→ INSTRUCTIONS FOR THE TASK
Leave out the pictures, then reproduce the rest of the material exactly.
[start]
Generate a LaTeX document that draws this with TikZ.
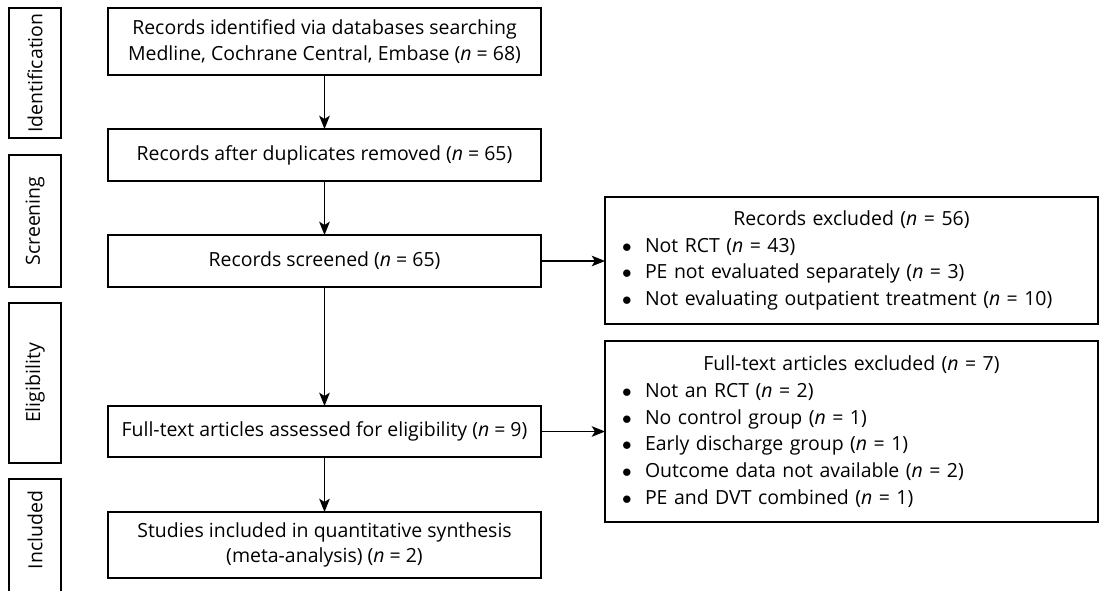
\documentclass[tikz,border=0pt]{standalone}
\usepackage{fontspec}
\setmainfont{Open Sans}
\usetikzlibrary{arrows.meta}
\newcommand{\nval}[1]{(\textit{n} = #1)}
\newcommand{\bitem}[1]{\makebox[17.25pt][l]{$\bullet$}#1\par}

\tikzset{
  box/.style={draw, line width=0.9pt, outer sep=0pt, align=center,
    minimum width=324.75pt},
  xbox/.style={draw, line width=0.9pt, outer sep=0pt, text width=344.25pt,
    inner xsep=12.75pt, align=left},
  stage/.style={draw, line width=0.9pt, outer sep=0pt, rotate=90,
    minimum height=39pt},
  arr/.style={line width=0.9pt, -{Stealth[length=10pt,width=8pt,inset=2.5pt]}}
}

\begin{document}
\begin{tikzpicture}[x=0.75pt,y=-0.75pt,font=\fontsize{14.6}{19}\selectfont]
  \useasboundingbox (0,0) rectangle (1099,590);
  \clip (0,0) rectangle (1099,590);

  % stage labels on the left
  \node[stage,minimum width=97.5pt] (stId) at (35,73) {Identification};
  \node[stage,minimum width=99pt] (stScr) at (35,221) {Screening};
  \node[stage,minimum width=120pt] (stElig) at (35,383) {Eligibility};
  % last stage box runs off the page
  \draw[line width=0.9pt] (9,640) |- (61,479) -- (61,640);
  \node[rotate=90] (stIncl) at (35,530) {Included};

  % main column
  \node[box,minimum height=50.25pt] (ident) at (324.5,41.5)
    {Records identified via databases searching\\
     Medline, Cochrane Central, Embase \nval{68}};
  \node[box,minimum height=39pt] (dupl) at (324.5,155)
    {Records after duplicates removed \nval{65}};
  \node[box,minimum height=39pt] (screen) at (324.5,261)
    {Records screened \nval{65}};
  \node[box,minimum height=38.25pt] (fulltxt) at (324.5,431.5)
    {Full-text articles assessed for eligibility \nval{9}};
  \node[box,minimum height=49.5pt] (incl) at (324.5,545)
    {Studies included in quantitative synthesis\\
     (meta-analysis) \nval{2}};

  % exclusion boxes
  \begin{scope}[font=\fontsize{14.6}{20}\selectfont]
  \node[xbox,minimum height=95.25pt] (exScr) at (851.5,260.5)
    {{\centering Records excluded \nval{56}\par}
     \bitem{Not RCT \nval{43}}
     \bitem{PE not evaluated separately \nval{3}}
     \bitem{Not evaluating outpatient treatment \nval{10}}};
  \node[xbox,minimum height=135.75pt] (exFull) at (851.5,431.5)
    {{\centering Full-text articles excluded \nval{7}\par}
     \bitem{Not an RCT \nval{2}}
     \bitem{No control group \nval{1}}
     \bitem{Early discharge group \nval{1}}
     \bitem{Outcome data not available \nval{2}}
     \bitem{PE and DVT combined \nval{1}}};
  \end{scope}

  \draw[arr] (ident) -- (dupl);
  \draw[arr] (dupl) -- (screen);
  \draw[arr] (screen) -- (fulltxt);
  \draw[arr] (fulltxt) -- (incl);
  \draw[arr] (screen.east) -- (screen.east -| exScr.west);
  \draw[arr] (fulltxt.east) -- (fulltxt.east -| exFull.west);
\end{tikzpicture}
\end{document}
[end]
→ CORRECT OUTPUT
Generate a LaTeX document that draws this with TikZ.
\documentclass[tikz,border=0pt]{standalone}
\usepackage{fontspec}
\setmainfont{Open Sans}
\usetikzlibrary{arrows.meta}
\newcommand{\nval}[1]{(\textit{n} = #1)}
\newcommand{\bitem}[1]{\makebox[17.25pt][l]{$\bullet$}#1\par}

\tikzset{
  box/.style={draw, line width=0.9pt, outer sep=0pt, align=center,
    minimum width=324.75pt},
  xbox/.style={draw, line width=0.9pt, outer sep=0pt, text width=344.25pt,
    inner xsep=12.75pt, align=left},
  stage/.style={draw, line width=0.9pt, outer sep=0pt, rotate=90,
    minimum height=39pt},
  arr/.style={line width=0.9pt, -{Stealth[length=10pt,width=8pt,inset=2.5pt]}}
}

\begin{document}
\begin{tikzpicture}[x=0.75pt,y=-0.75pt,font=\fontsize{14.6}{19}\selectfont]
  \useasboundingbox (0,0) rectangle (1099,590);
  \clip (0,0) rectangle (1099,590);

  % stage labels on the left
  \node[stage,minimum width=97.5pt] (stId) at (35,73) {Identification};
  \node[stage,minimum width=99pt] (stScr) at (35,221) {Screening};
  \node[stage,minimum width=120pt] (stElig) at (35,383) {Eligibility};
  % last stage box runs off the page
  \draw[line width=0.9pt] (9,640) |- (61,479) -- (61,640);
  \node[rotate=90] (stIncl) at (35,530) {Included};

  % main column
  \node[box,minimum height=50.25pt] (ident) at (324.5,41.5)
    {Records identified via databases searching\\
     Medline, Cochrane Central, Embase \nval{68}};
  \node[box,minimum height=39pt] (dupl) at (324.5,155)
    {Records after duplicates removed \nval{65}};
  \node[box,minimum height=39pt] (screen) at (324.5,261)
    {Records screened \nval{65}};
  \node[box,minimum height=38.25pt] (fulltxt) at (324.5,431.5)
    {Full-text articles assessed for eligibility \nval{9}};
  \node[box,minimum height=49.5pt] (incl) at (324.5,545)
    {Studies included in quantitative synthesis\\
     (meta-analysis) \nval{2}};

  % exclusion boxes
  \begin{scope}[font=\fontsize{14.6}{20}\selectfont]
  \node[xbox,minimum height=95.25pt] (exScr) at (851.5,260.5)
    {{\centering Records excluded \nval{56}\par}
     \bitem{Not RCT \nval{43}}
     \bitem{PE not evaluated separately \nval{3}}
     \bitem{Not evaluating outpatient treatment \nval{10}}};
  \node[xbox,minimum height=135.75pt] (exFull) at (851.5,431.5)
    {{\centering Full-text articles excluded \nval{7}\par}
     \bitem{Not an RCT \nval{2}}
     \bitem{No control group \nval{1}}
     \bitem{Early discharge group \nval{1}}
     \bitem{Outcome data not available \nval{2}}
     \bitem{PE and DVT combined \nval{1}}};
  \end{scope}

  \draw[arr] (ident) -- (dupl);
  \draw[arr] (dupl) -- (screen);
  \draw[arr] (screen) -- (fulltxt);
  \draw[arr] (fulltxt) -- (incl);
  \draw[arr] (screen.east) -- (screen.east -| exScr.west);
  \draw[arr] (fulltxt.east) -- (fulltxt.east -| exFull.west);
\end{tikzpicture}
\end{document}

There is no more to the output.